Si la transcription n'est pas exacte, que vaut l'analyse du rêve qui est toujours, d'abord, une analyse linguistique du travail de transformation accompli par les rêves (Verarbeitung), les "opérations oniriques" (chapitre 11), les jeux avec les mots, la condensation, la métaphore, le déplacement, etc. Question clef, surtout si l'on admet, avec Jacques Lacan, que "l'inconscient, c'est un langage". De plus, que laisse-t-on s'échapper du discours du rêveur ? Le récit de son rêve par un analysant constitue un "texte" oral où les silences parlent, où les hésitations, les intonations contribuent à la signification globale, trahissant des émotions (body language, embodied cognition), etc. Il s'agit donc autant de signifiant que de signifié, les données propres à l'analyse relevant d'abord du signifiant avant de faire sens.
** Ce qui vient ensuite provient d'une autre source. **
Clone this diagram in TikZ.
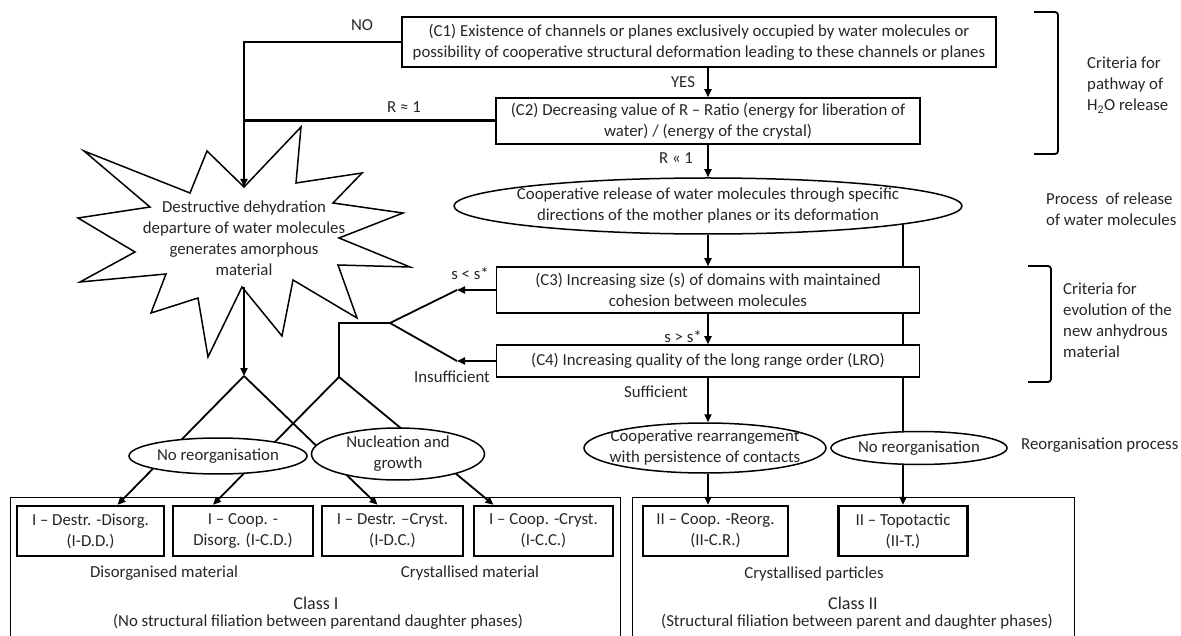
\documentclass[tikz,border=0pt]{standalone}
\usepackage{fontspec}
\setmainfont{Carlito}
\usetikzlibrary{shapes.geometric, arrows.meta, backgrounds}

\tikzstyle{crit} = [rectangle, draw=black, line width=1.5pt, fill=white, align=center, inner sep=0pt]
\tikzstyle{proc} = [ellipse, draw=black, line width=1.5pt, fill=white, align=center, inner xsep=-90pt, inner ysep=-6pt]
\tikzstyle{result} = [rectangle, draw=black, line width=2.4pt, fill=white, align=center, minimum height=50pt, inner sep=0pt]
\tikzstyle{frame} = [rectangle, draw=black, line width=1.2pt, anchor=north west, minimum height=160pt]
\tikzstyle{side} = [align=left, anchor=west, inner sep=0pt]
\tikzstyle{link} = [line width=1.8pt]
\tikzstyle{arrow} = [line width=1.8pt, -{Triangle[length=8pt,width=7pt]}]

\begin{document}
\begin{tikzpicture}[x=1pt, y=-1pt, font=\fontsize{16.8}{21}\selectfont, text=black!85]
    \useasboundingbox (0,0) rectangle (1181,636);

    % Criteria and release process
    \node (c1) [crit, minimum width=594pt, minimum height=50pt] at (699,42) {(C1) Existence of channels or planes exclusively occupied by water molecules or\\possibility of cooperative structural deformation leading to these channels or planes};
    \node (c2) [crit, below of=c1, node distance=79pt, xshift=9pt, minimum width=424pt, minimum height=46pt] {(C2) Decreasing value of R – Ratio (energy for liberation of\\water) / (energy of the crystal)};
    \node (rel) [proc, below of=c2, node distance=85pt, minimum width=508pt, minimum height=56pt] {Cooperative release of water molecules through specific\\directions of the mother planes or its deformation};
    \node (c3) [crit, below of=rel, node distance=84pt, minimum width=423pt, minimum height=46pt] {(C3) Increasing size (s) of domains with maintained\\cohesion between molecules};
    \node (c4) [crit, below of=c3, node distance=71pt, minimum width=423pt, minimum height=32pt] {(C4) Increasing quality of the long range order (LRO)};

    % Destructive pathway
    \draw [line width=1.5pt, fill=white] (84,151) -- (190,193) -- (207,151) -- (244,187) -- (301,127) -- (296,183)
        -- (362,173) -- (333,203) -- (403,213) -- (339,238) -- (410,267) -- (338,265) -- (357,318)
        -- (293,280) -- (282,336) -- (242,287) -- (208,357) -- (198,298) -- (151,313) -- (166,274)
        -- (80,282) -- (135,252) -- (78,218) -- (150,207) -- cycle;
    \node (destr) [align=center] at (244,238) {Destructive dehydration\\departure of water molecules\\generates amorphous\\material};
    \coordinate (topnotch) at (244,187);
    \coordinate (botnotch) at (244,287);
    \coordinate (destrV) at (244,376);
    \coordinate (coopV) at (339,377);
    \coordinate (fork) at (390,323);
    \coordinate (lowS) at (457,290);
    \coordinate (lowQ) at (457,361);

    % Reorganisation processes
    \node (noreorgA) [proc, minimum width=178pt, minimum height=36pt] at (218,456) {No reorganisation};
    \node (nucl) [proc, minimum width=173pt, minimum height=52pt] at (398,454) {Nucleation and\\growth};
    \node (coop) [proc, minimum width=242pt, minimum height=50pt] at (705,448) {Cooperative rearrangement\\with persistence of contacts};
    \node (noreorgB) [proc, right of=coop, node distance=214pt, minimum width=176pt, minimum height=33pt] {No reorganisation};

    % Classes
    \node (classI) [frame, minimum width=610pt] at (10,497) {};
    \node (classII) [frame, minimum width=442pt] at (632,497) {};
    \node (idd) [result, minimum width=147pt] at (90.5,531) {I – Destr. -Disorg.\\(I-D.D.)};
    \node (icd) [result, minimum width=140pt] at (243,531) {I – Coop. -\\Disorg. (I-C.D.)};
    \node (idc) [result, minimum width=141pt] at (392.5,531) {I – Destr. –Cryst.\\(I-D.C.)};
    \node (icc) [result, minimum width=139pt] at (543.5,531) {I – Coop. -Cryst.\\(I-C.C.)};
    \node (iicr) [result, minimum width=145pt] at (715.5,531) {II – Coop. -Reorg.\\(II-C.R.)};
    \node (iit) [result, minimum width=129pt] at (903,531) {II – Topotactic\\(II-T.)};

    \node (disorg) at (164,573) {Disorganised material};
    \node (crystm) at (470,573) {Crystallised material};
    \node (crystp) at (814,574) {Crystallised particles};
    \node (classIlbl) [font=\fontsize{18}{21}\selectfont] at (316,603) {Class I};
    \node (classIIlbl) [font=\fontsize{18}{21}\selectfont] at (853,603) {Class II};
    \node (classIdesc) at (318,622) {(No structural filiation between parentand daughter phases)};
    \node (classIIdesc) at (857,622) {(Structural filiation between parent and daughter phases)};

    % Side notes
    \draw [link, rounded corners=3pt] (1034,12) -- (1058,12) -- (1058,154) -- (1034,154);
    \draw [link, rounded corners=3pt] (1028,266) -- (1051,266) -- (1051,382) -- (1028,382);
    \node (pathway) [side] at (1087,85) {Criteria for\\pathway of\\H\textsubscript{2}O release};
    \node (release) [side] at (1046,209) {Process\ \ of release\\of water molecules};
    \node (evolution) [side] at (1063,320) {Criteria for\\evolution of the\\new anhydrous\\material};
    \node (reorg) [side] at (1021,445) {Reorganisation process};

    % Branch labels
    \node (nolbl) at (362,25) {NO};
    \node (yeslbl) at (683,82) {YES};
    \node (rsim) at (404,107) {R ≈ 1};
    \node (rll) at (676,158) {R « 1};
    \node (sless) at (470,274) {s < s*};
    \node (smore) at (683,337) {s > s*};
    \node (insuf) at (452,377) {Insufficient};
    \node (suff) at (656,392) {Sufficient};

    % Arrows
    \draw [arrow] (c1.west) -| (topnotch);
    \draw [link, line width=3pt] (c2.west) -- (c2.west -| topnotch);
    \draw [arrow] (c1.south -| c2.north) -- (c2.north);
    \draw [arrow] (c2.south) -- (rel.north);
    \draw [arrow] (rel.south) -- (c3.north);
    \draw [arrow] (c3.south) -- (c4.north);
    \draw [arrow] (c4.south) -- (c4.south |- coop.north);
    \draw [arrow] (c4.south |- coop.south) -- (c4.south |- iicr.north);
    \draw [arrow] (c3.west) -- (lowS);
    \draw [arrow] (c4.west) -- (lowQ);
    \draw [link] (lowS) -- (fork) -- (lowQ);
    \draw [link] (fork) -| (coopV);
    \draw [arrow] (botnotch) -- (destrV);

    % lines running behind boxes and ellipses
    \begin{pgfonlayer}{background}
        \draw [arrow] (destrV) -- ([xshift=27pt]idd.north);
        \draw [arrow] (destrV) -- ([xshift=-15pt]idc.north);
        \draw [arrow] (coopV) -- ([xshift=-30pt]icd.north);
        \draw [arrow] (coopV) -- ([xshift=-50pt]icc.north);
        \draw [arrow, line width=2.2pt] (rel.center -| iit.north) -- (iit.north);
    \end{pgfonlayer}
\end{tikzpicture}
\end{document}
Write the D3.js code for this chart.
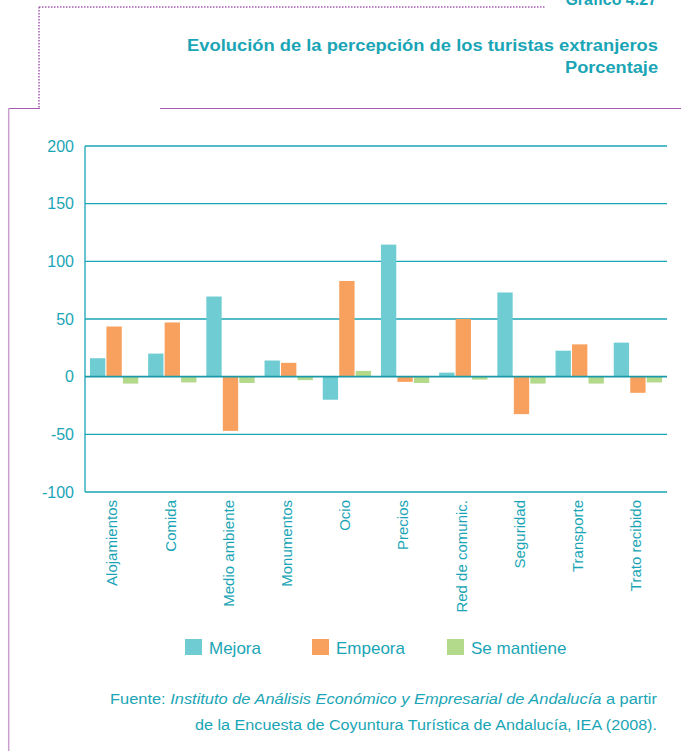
<!DOCTYPE html>
<html>
<head>
<meta charset="utf-8">
<script src="https://cdn.jsdelivr.net/npm/d3@7"></script>
<style>
  body { margin: 0; background: #fff; }
  svg { display: block; font-family: "Liberation Sans", Arial, sans-serif; }
</style>
</head>
<body>
<svg id="chart" width="681" height="751"></svg>
<script>
// data
const categories = ["Alojamientos", "Comida", "Medio ambiente", "Monumentos", "Ocio",
    "Precios", "Red de comunic.", "Seguridad", "Transporte", "Trato recibido"];
const seriesNames = ["Mejora", "Empeora", "Se mantiene"];
const mejora = [16, 20, 69.5, 14, -20, 114.5, 3.5, 73, 22.5, 29.5];
const empeora = [43.5, 47, -47, 12, 83, -4.5, 50, -32.5, 28, -14];
const seMantiene = [-6, -5, -5.5, -3, 5, -5.5, -2.5, -6, -6, -5];
const yTicks = [-100, -50, 0, 50, 100, 150, 200];
const colors = ["#70ccd3", "#f8a15e", "#b3d98b"];

const teal = "#1aa5b6";
const purple = "#a45cb0";

const svg = d3.select("#chart");

// frame lines
svg.append("line").attr("x1", 39).attr("x2", 546).attr("y1", 7).attr("y2", 7)
    .attr("stroke", purple).attr("stroke-width", 1.5).attr("stroke-dasharray", "1.5,1.5");
svg.append("line").attr("x1", 39).attr("x2", 39).attr("y1", 7).attr("y2", 108)
    .attr("stroke", purple).attr("stroke-width", 1.5).attr("stroke-dasharray", "1.5,1.5");
svg.append("line").attr("x1", 8).attr("x2", 40).attr("y1", 108.5).attr("y2", 108.5)
    .attr("stroke", purple).attr("stroke-width", 1);
svg.append("line").attr("x1", 160).attr("x2", 681).attr("y1", 108.5).attr("y2", 108.5)
    .attr("stroke", purple).attr("stroke-width", 1);
svg.append("line").attr("x1", 8.7).attr("x2", 8.7).attr("y1", 108).attr("y2", 751)
    .attr("stroke", "#c9a0cf").attr("stroke-width", 1.5);

// titles (the top one is cut by the page edge, as in the original)
svg.append("text").attr("x", 657).attr("y", 5).attr("text-anchor", "end")
    .attr("fill", teal).style("font-size", "16px").style("font-weight", "bold")
    .text("Gráfico 4.27");
svg.append("text").attr("x", 658).attr("y", 51).attr("text-anchor", "end")
    .attr("fill", teal).style("font-size", "16px").style("font-weight", "bold")
    .attr("textLength", 471).attr("lengthAdjust", "spacingAndGlyphs")
    .text("Evolución de la percepción de los turistas extranjeros");
svg.append("text").attr("x", 658).attr("y", 73).attr("text-anchor", "end")
    .attr("fill", teal).style("font-size", "16px").style("font-weight", "bold")
    .attr("textLength", 93).attr("lengthAdjust", "spacingAndGlyphs")
    .text("Porcentaje");

// scales
const plotLeft = 85, plotRight = 667, plotTop = 146, plotBottom = 492;
const y = d3.scaleLinear().domain([-100, 200]).range([plotBottom, plotTop]);
const x0 = d3.scaleBand().domain(categories).range([plotLeft, plotRight])
    .paddingInner(0.17).paddingOuter(0.085);
const x1 = d3.scaleBand().domain(seriesNames).range([0, x0.bandwidth()]).paddingInner(0.07);

// gridlines
svg.append("g").selectAll("line")
    .data(yTicks.filter(d => d !== 0))
    .join("line")
    .attr("x1", plotLeft).attr("x2", plotRight)
    .attr("y1", d => y(d)).attr("y2", d => y(d))
    .attr("stroke", teal).attr("stroke-width", 1.3);
svg.append("line").attr("x1", plotLeft).attr("x2", plotLeft).attr("y1", plotTop).attr("y2", plotBottom)
    .attr("stroke", teal).attr("stroke-width", 1.3);

// y labels
svg.append("g").selectAll("text")
    .data(yTicks)
    .join("text")
    .attr("x", 74).attr("y", d => y(d)).attr("dy", "0.35em")
    .attr("text-anchor", "end").attr("fill", teal).style("font-size", "16px")
    .text(d => d);

// bars
const rows = categories.map((c, i) => ({
    cat: c, values: [mejora[i], empeora[i], seMantiene[i]]
}));
const groups = svg.append("g").selectAll("g")
    .data(rows)
    .join("g")
    .attr("transform", d => `translate(${x0(d.cat)},0)`);
groups.selectAll("rect")
    .data(d => d.values.map((v, j) => ({ key: seriesNames[j], v: v, j: j })))
    .join("rect")
    .attr("x", d => x1(d.key))
    .attr("width", x1.bandwidth())
    .attr("y", d => y(Math.max(0, d.v)))
    .attr("height", d => Math.abs(y(d.v) - y(0)))
    .attr("fill", d => colors[d.j]);

// zero line on top
svg.append("line").attr("x1", plotLeft).attr("x2", plotRight).attr("y1", y(0)).attr("y2", y(0))
    .attr("stroke", "#1a9aa8").attr("stroke-width", 1.6);

// category labels
svg.append("g").selectAll("text")
    .data(categories)
    .join("text")
    .attr("transform", d => `translate(${x0(d) + x0.bandwidth() / 2 - 2},${plotBottom + 8}) rotate(-90)`)
    .attr("dy", "0.35em")
    .attr("text-anchor", "end").attr("fill", teal).style("font-size", "15px")
    .text(d => d);

// legend
const legendX = [185, 312, 447];
const legend = svg.append("g").selectAll("g")
    .data(seriesNames)
    .join("g")
    .attr("transform", (d, i) => `translate(${legendX[i]},639)`);
legend.append("rect").attr("width", 17).attr("height", 16).attr("fill", (d, i) => colors[i]);
legend.append("text").attr("x", 24).attr("y", 15).attr("fill", teal)
    .style("font-size", "17px").text(d => d);

// source
const src1 = svg.append("text").attr("x", 657).attr("y", 704).attr("text-anchor", "end")
    .attr("fill", teal).style("font-size", "15.5px")
    .attr("textLength", 547).attr("lengthAdjust", "spacingAndGlyphs");
src1.append("tspan").text("Fuente: ");
src1.append("tspan").style("font-style", "italic")
    .text("Instituto de Análisis Económico y Empresarial de Andalucía");
src1.append("tspan").text(" a partir");
svg.append("text").attr("x", 657).attr("y", 730).attr("text-anchor", "end")
    .attr("fill", teal).style("font-size", "15.5px")
    .attr("textLength", 462).attr("lengthAdjust", "spacingAndGlyphs")
    .text("de la Encuesta de Coyuntura Turística de Andalucía, IEA (2008).");
</script>
</body>
</html>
Imaginons encore la richesse d'information que pourrait apporter l'analyse des transcriptions rigoureuses des récits de rêves réalisée au moyen des techniques de Natural Language Processing (NLP).

A lire.
Pour donner encore plus envie de lire ce gros ouvrage, citons une phrase de la conclusion, : "Les actes ordinaires de la vie sociale sont beaucoup plus travaillés qu'on ne l'imagine habituellement par nos inconscients socialement constitués, tramés par des analogies pratiques culturellement déterminées" (p. 433). Car comprendre les rêves, et comprendre les vies, relève pour partie de la même logique, des mêmes outils d'analyse. Pour le sociologue, le rêveur est un défi car, comme le soulignait déjà Héraclite, "les hommes éveillés ont un seul univers, qui est commun, alors que chacun des dormeurs s'en retourne dans son monde particulier". La sociologie n'a eu jusqu'à présent affaire qu'aux hommes éveillés... Bernard Lahire promet un second tome à son travail. Sera-t-il question des dormeurs / rêveurs ?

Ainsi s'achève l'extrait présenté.